Ringfort (Rath), Kilmurry (Archer), Co. Limerick
Co. Limerick |
Ringforts
Most ringforts occupy elevated ground, chosen for visibility, drainage, and a degree of natural defence.
This one, in the townland of Kilmurry (Archer) in County Limerick, sits in low-lying marshy pasture, which makes it quietly anomalous. The choice of such waterlogged ground was not accidental; in early medieval Ireland, a soggy perimeter could serve as a deterrent in its own right, the surrounding wet ground doing some of the defensive work that height might provide elsewhere.
A rath, as this class of monument is generally called, is a roughly circular enclosure formed by an earthen bank and an outer ditch, used in early medieval Ireland most commonly as a farmstead for a single family or small household. The example at Kilmurry (Archer) measures around 32 metres across on its north to south axis. Its enclosing bank survives to an internal height of about half a metre and an external height of just over a metre, with an outer fosse, the ditch that runs around the outside, reaching nearly three metres wide. The bank has been significantly eroded along its southern and north-north-western arc, leaving those sections barely readable in the landscape. At the east-south-east, a gap of roughly 3.6 metres marks what was likely the original entrance, and traces of a possible causeway crossing the fosse at that point suggest how people and livestock would have moved in and out. The interior is level, now lying under ordinary pasture. The site was recorded by Denis Power and uploaded to the national record in August 2011.
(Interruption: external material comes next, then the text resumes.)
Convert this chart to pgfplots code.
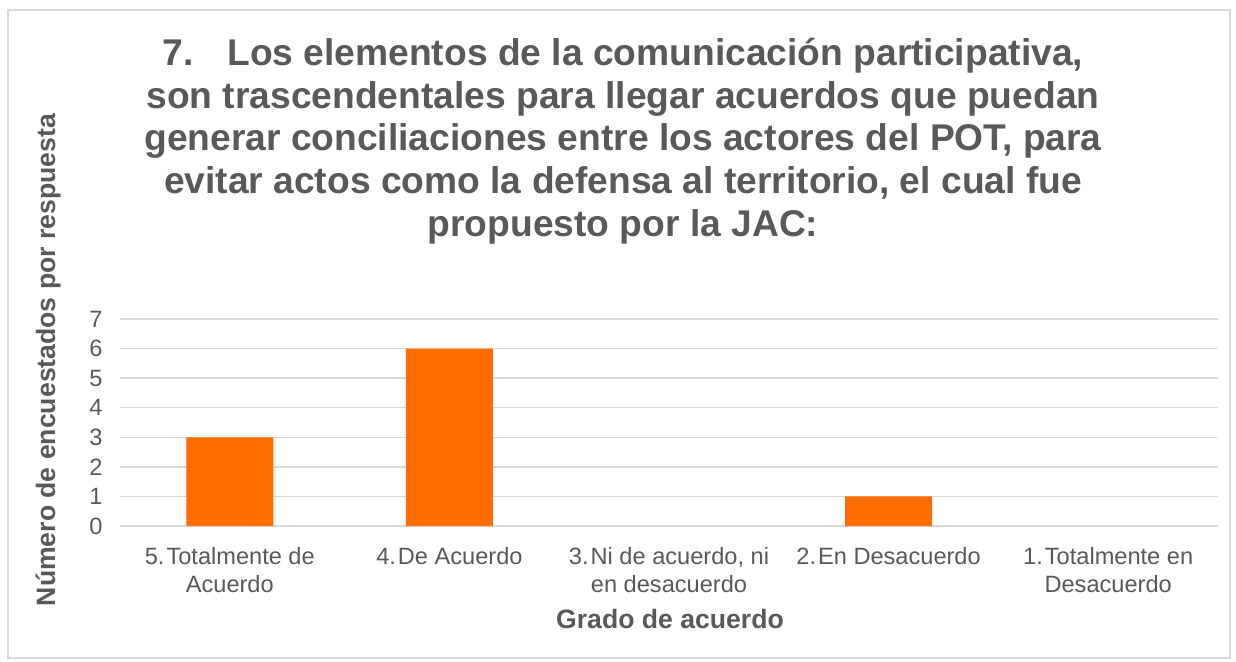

Finding monuments of this kind in agricultural lowlands requires patience, since the earthworks can be subtle and the surrounding terrain gives little topographical drama to orient yourself. The bank is most legible where it has not eroded, roughly along the northern and eastern sides, and the entrance gap at the east-south-east is probably the clearest surviving feature. Visiting in winter or early spring, when vegetation is lower and shadows are longer, tends to make the surviving earthworks easier to read from ground level. The interior offers nothing visually striking, but standing within it and noting how close the marshy ground lies gives a genuine sense of why this particular spot was both chosen and, eventually, abandoned.